Donald Trump, supposed champion of the working class, is stocking his Cabinet with billionaires.
That’s a contrast with his first go-round, when he proposed only one billionaire Cabinet pick: Betsy DeVos, as secretary of education, who funneled public funds into private schools.
At the same time, Trump’s billionaire favoritism isn’t much of a surprise, since his campaign was largely funded by the billionaire class. Billionaires, on the whole, quickly forgave Trump after his attempt to overthrow the 2020 election. After all, he promised to further lower their meager tax burden while reminding them of the $1 trillion increase in their wealth during his mishandling of the COVID-19 pandemic.
Here’s a breakdown of the monied people who will likely soon be in charge of our government.
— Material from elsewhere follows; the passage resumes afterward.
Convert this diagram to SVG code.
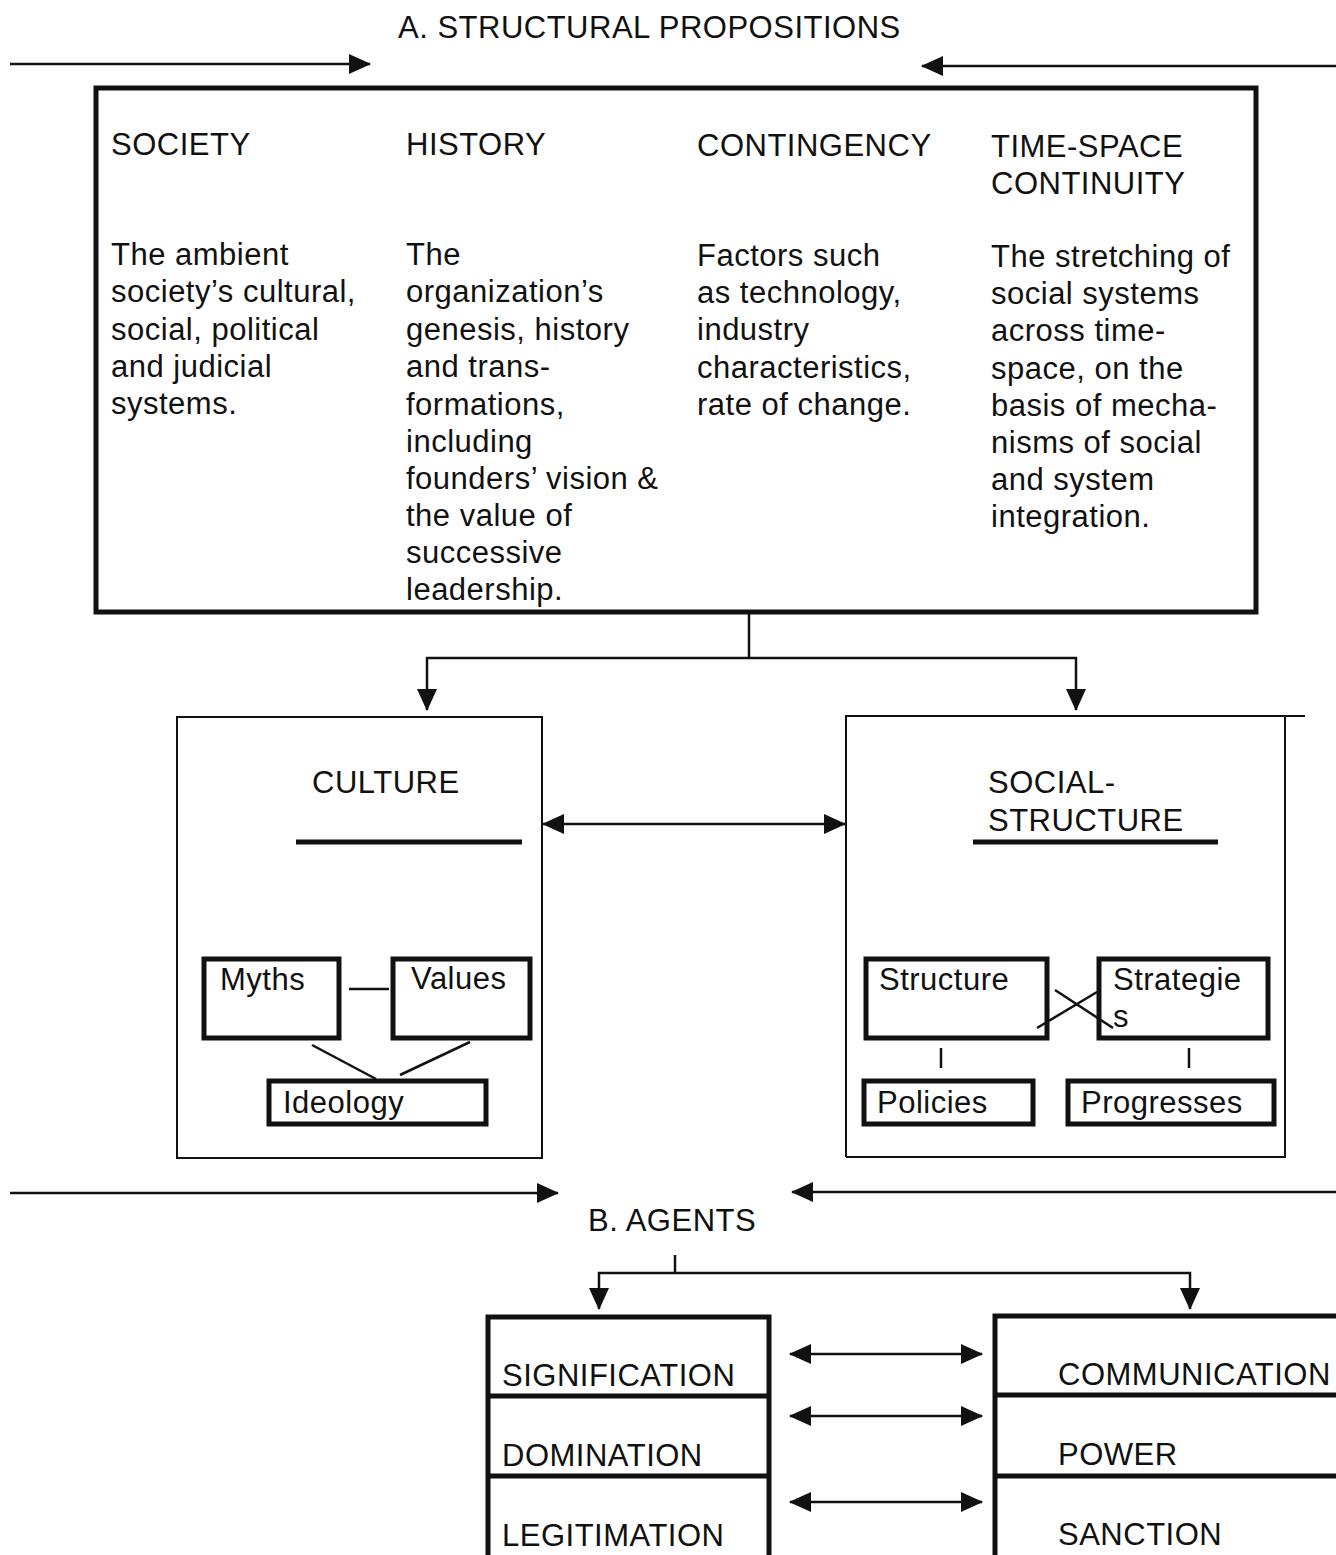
<svg xmlns="http://www.w3.org/2000/svg" width="1336" height="1555" viewBox="0 0 1336 1555">
  <style>
    text { font-family: "Liberation Sans", Arial, sans-serif; font-size: 31px; letter-spacing: 0.5px; fill: #111; }
    .thick { fill: none; stroke: #111; stroke-width: 5; }
    .thin { fill: none; stroke: #111; stroke-width: 2; }
    .line { fill: none; stroke: #111; stroke-width: 2.5; }
    .bar { stroke: #111; stroke-width: 5; }
  </style>
  <defs>
    <marker id="head" markerUnits="userSpaceOnUse" markerWidth="22" markerHeight="20" refX="21" refY="10" orient="auto-start-reverse">
      <path d="M0,0 L22,10 L0,20 Z" fill="#111"/>
    </marker>
  </defs>
  <rect width="1336" height="1555" fill="#fff"/>

  <!-- Section A heading -->
  <text x="398" y="38">A. STRUCTURAL PROPOSITIONS</text>

  <!-- Structural propositions box -->
  <g id="structural-propositions">
    <rect class="thick" x="96" y="88" width="1160" height="524"/>
    <text x="111" y="155">SOCIETY</text>
    <text x="111" y="265">The ambient</text>
    <text x="111" y="302">society’s cultural,</text>
    <text x="111" y="340">social, political</text>
    <text x="111" y="377">and judicial</text>
    <text x="111" y="414">systems.</text>

    <text x="406" y="155">HISTORY</text>
    <text x="406" y="265">The</text>
    <text x="406" y="302">organization’s</text>
    <text x="406" y="340">genesis, history</text>
    <text x="406" y="377">and trans-</text>
    <text x="406" y="415">formations,</text>
    <text x="406" y="452">including</text>
    <text x="406" y="489">founders’ vision &amp;</text>
    <text x="406" y="526">the value of</text>
    <text x="406" y="563">successive</text>
    <text x="406" y="600">leadership.</text>

    <text x="697" y="156">CONTINGENCY</text>
    <text x="697" y="266">Factors such</text>
    <text x="697" y="303">as technology,</text>
    <text x="697" y="340">industry</text>
    <text x="697" y="378">characteristics,</text>
    <text x="697" y="415">rate of change.</text>

    <text x="991" y="157">TIME-SPACE</text>
    <text x="991" y="194">CONTINUITY</text>
    <text x="991" y="267">The stretching of</text>
    <text x="991" y="304">social systems</text>
    <text x="991" y="341">across time-</text>
    <text x="991" y="379">space,  on the</text>
    <text x="991" y="416">basis of mecha-</text>
    <text x="991" y="453">nisms of social</text>
    <text x="991" y="490">and system</text>
    <text x="991" y="527">integration.</text>
  </g>

  <!-- Culture box -->
  <g id="culture">
    <rect class="thin" x="177" y="717" width="365" height="441"/>
    <text x="312" y="793">CULTURE</text>
    <line class="bar" x1="296" y1="842" x2="522" y2="842"/>
  </g>
  <g id="myths">
    <rect class="thick" x="204" y="959" width="135" height="79"/>
    <text x="220" y="990">Myths</text>
  </g>
  <g id="values">
    <rect class="thick" x="393" y="959" width="137" height="79"/>
    <text x="411" y="989">Values</text>
  </g>
  <g id="ideology">
    <rect class="thick" x="269" y="1081" width="217" height="43"/>
    <text x="283" y="1113">Ideology</text>
  </g>

  <!-- Social structure box -->
  <g id="social-structure">
    <path class="thin" d="M846,1157 V716 H1305 M1285,716 V1157 H846"/>
    <text x="988" y="793">SOCIAL-</text>
    <text x="988" y="831">STRUCTURE</text>
    <line class="bar" x1="973" y1="842" x2="1218" y2="842"/>
  </g>
  <g id="structure">
    <rect class="thick" x="866" y="959" width="181" height="79"/>
    <text x="879" y="990">Structure</text>
  </g>
  <g id="strategies">
    <rect class="thick" x="1099" y="959" width="169" height="79"/>
    <text x="1113" y="990">Strategie</text>
    <text x="1113" y="1027">s</text>
  </g>
  <g id="policies">
    <rect class="thick" x="864" y="1081" width="169" height="43"/>
    <text x="877" y="1113">Policies</text>
  </g>
  <g id="progresses">
    <rect class="thick" x="1068" y="1081" width="206" height="43"/>
    <text x="1081" y="1113">Progresses</text>
  </g>

  <!-- Section B heading -->
  <text x="588" y="1231">B. AGENTS</text>

  <!-- Agents: modalities -->
  <g id="modalities">
    <path class="thick" d="M488,1555 V1317 H769 V1555"/>
    <line class="thick" x1="488" y1="1396" x2="769" y2="1396"/>
    <line class="thick" x1="488" y1="1476" x2="769" y2="1476"/>
    <text x="502" y="1386">SIGNIFICATION</text>
    <text x="502" y="1466">DOMINATION</text>
    <text x="502" y="1546">LEGITIMATION</text>
  </g>
  <g id="interaction">
    <path class="thick" d="M1336,1316 H995 V1555"/>
    <line class="thick" x1="995" y1="1395" x2="1336" y2="1395"/>
    <line class="thick" x1="995" y1="1476" x2="1336" y2="1476"/>
    <text x="1058" y="1385">COMMUNICATION</text>
    <text x="1058" y="1465">POWER</text>
    <text x="1058" y="1545">SANCTION</text>
  </g>

  <!-- Connectors -->
  <g id="connectors">
    <line class="line" x1="10" y1="64" x2="370" y2="64" marker-end="url(#head)"/>
    <line class="line" x1="1336" y1="66" x2="922" y2="66" marker-end="url(#head)"/>

    <path class="line" d="M749,613 V658"/>
    <path class="line" d="M749,658 H427 V710" marker-end="url(#head)"/>
    <path class="line" d="M749,658 H1076 V710" marker-end="url(#head)"/>

    <line class="line" x1="543" y1="824" x2="845" y2="824" marker-start="url(#head)" marker-end="url(#head)"/>

    <line class="line" x1="349" y1="989" x2="389" y2="989"/>
    <line class="line" x1="312" y1="1045" x2="376" y2="1079"/>
    <line class="line" x1="470" y1="1042" x2="400" y2="1075"/>

    <line class="line" x1="1037" y1="1028" x2="1097" y2="992"/>
    <line class="line" x1="1055" y1="990" x2="1113" y2="1028"/>
    <line class="line" x1="941" y1="1048" x2="941" y2="1068"/>
    <line class="line" x1="1189" y1="1048" x2="1189" y2="1068"/>

    <line class="line" x1="10" y1="1193" x2="558" y2="1193" marker-end="url(#head)"/>
    <line class="line" x1="1336" y1="1192" x2="792" y2="1192" marker-end="url(#head)"/>

    <line class="line" x1="675" y1="1255" x2="675" y2="1273"/>
    <path class="line" d="M675,1273 H599 V1309" marker-end="url(#head)"/>
    <path class="line" d="M675,1273 H1190 V1309" marker-end="url(#head)"/>

    <line class="line" x1="790" y1="1354" x2="982" y2="1354" marker-start="url(#head)" marker-end="url(#head)"/>
    <line class="line" x1="790" y1="1416" x2="982" y2="1416" marker-start="url(#head)" marker-end="url(#head)"/>
    <line class="line" x1="790" y1="1502" x2="982" y2="1502" marker-start="url(#head)" marker-end="url(#head)"/>
  </g>
</svg>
Linda McMahon: Secretary of Education
A former professional wrestling magnate and billionaire, McMahon is Trump’s pick to run the Department of Education—something she has even less of a background in than DeVos did. However, considering that Trump and other Republicans have called for the dismantling of the department, putting the former WWE CEO in charge does follow a perverse kind of logic.
McMahon served in the first Trump administration’s Cabinet as small business administrator before joining the pro-Trump super PAC America First Action.
Howard Lutnick: Commerce Secretary
A cryptocurrency enthusiast and investment banking billionaire, Lutnick is also a backer of Trump’s potentially disastrous tariff plans. He will oversee a department that includes the Census Bureau, the National Oceanic and Atmospheric Administration, and the Patent and Trademark Office, among others. All of those agencies have been earmarked for destruction, slashing, or privatization by the authors of Project 2025, the Heritage Foundation’s plan for a second Trump administration.
Lutnick, a transition co-chair for Trump, claimed he would not “take a list from [Project 2025],” and Trump spent weeks pretending he had never heard of the wildly unpopular and fascistic plan during his campaign. But now, after the election, things have changed.
Scott Bessent: Treasury Secretary
A billionaire hedge fund manager who openly pushes for austerity measures to reduce the deficit, Bessent was tapped to lead the Treasury Department. That’s likely because he supports Trump’s ill-advised tariff plans, even if those plans are incongruous with his supposed goal of reducing the deficit.
Steven Witkoff: Middle East Envoy
Witkoff made his billions as a New York real estate developer and has ties to oil interests in the region he will likely become a liaison to. Can you say “conflict of interest”?
Jared Isaacman: NASA administrator
Isaacman, a billionaire via a payment process firm he founded, is an advocate for privatizing space programs. He’s never worked for the government, much less NASA, which Trump tapped him to head up. But hey, he did pay an undisclosed amount of money to Elon Musk’s SpaceX to go to space twice, so that makes him an expert, right?
Warren Stephens: Ambassador to United Kingdom
Trump tapped Stephens, an investment banker and Republican megadonor (what a coincidence!), to be the next ambassador to the U.K. According to The Guardian, “Stephens held a 40% stake in a payday loan company, Integrity Advance, that the Consumer Finance Protection Bureau (CFPB) took action against in 2015 for allegedly employing predatory lending practices.” Sweet!
Charles Kushner: Ambassador to France
Charles Kushner (family net worth of over $7 billion) is the father of Trump’s son-in-law Jared Kushner. Trump pardoned the elder Kushner, a tax fraud felon, and now gives the slumlord an ambassadorship—nothing corrupt to see here!
Elon Musk: Co-Chair of Department of Government Efficiency
What is there to say about the world’s richest mid-life crisis? Musk poured billions into buying Twitter, turned it into X, and made it a right-wing propaganda cesspool in service of Trump’s campaign. His wealth shielded him from meaningful consequences related to his unethical (and possibly illegal) voter-registration lotteries.
Along with tech bro Vivek Ramaswamy, Musk will head the “Department of Government Efficiency,” which will not officially be part of the government but is instead a planned advisory commission. (In other words, this is not a Cabinet position.)
Vivek Ramaswamy: Co-Chair of Department of Government Efficiency
Ramaswamy made his money by tricking big investors into believing in his burgeoning drug company Roivant Sciences and its miracle Alzheimer’s drug, intepirdine, which he bought at a bargain price from another company after the drug failed four trials. He then sold people on believing the risky reward would be worth it—but it wasn’t. Ramaswamy was able to secure big buyouts, becoming uber-rich while failing, and was free to pretend he was a special kind of businessman.
Ramaswamy does have one special talent that Trump cherishes: He’s a salesman.
Many of Trump’s rich-as-hell picks have embraced austerity policies that have already failed western democracies. Their disdain for government projects to help the non-rich is likely to lead to more boom for billionaires and more bust for the American people.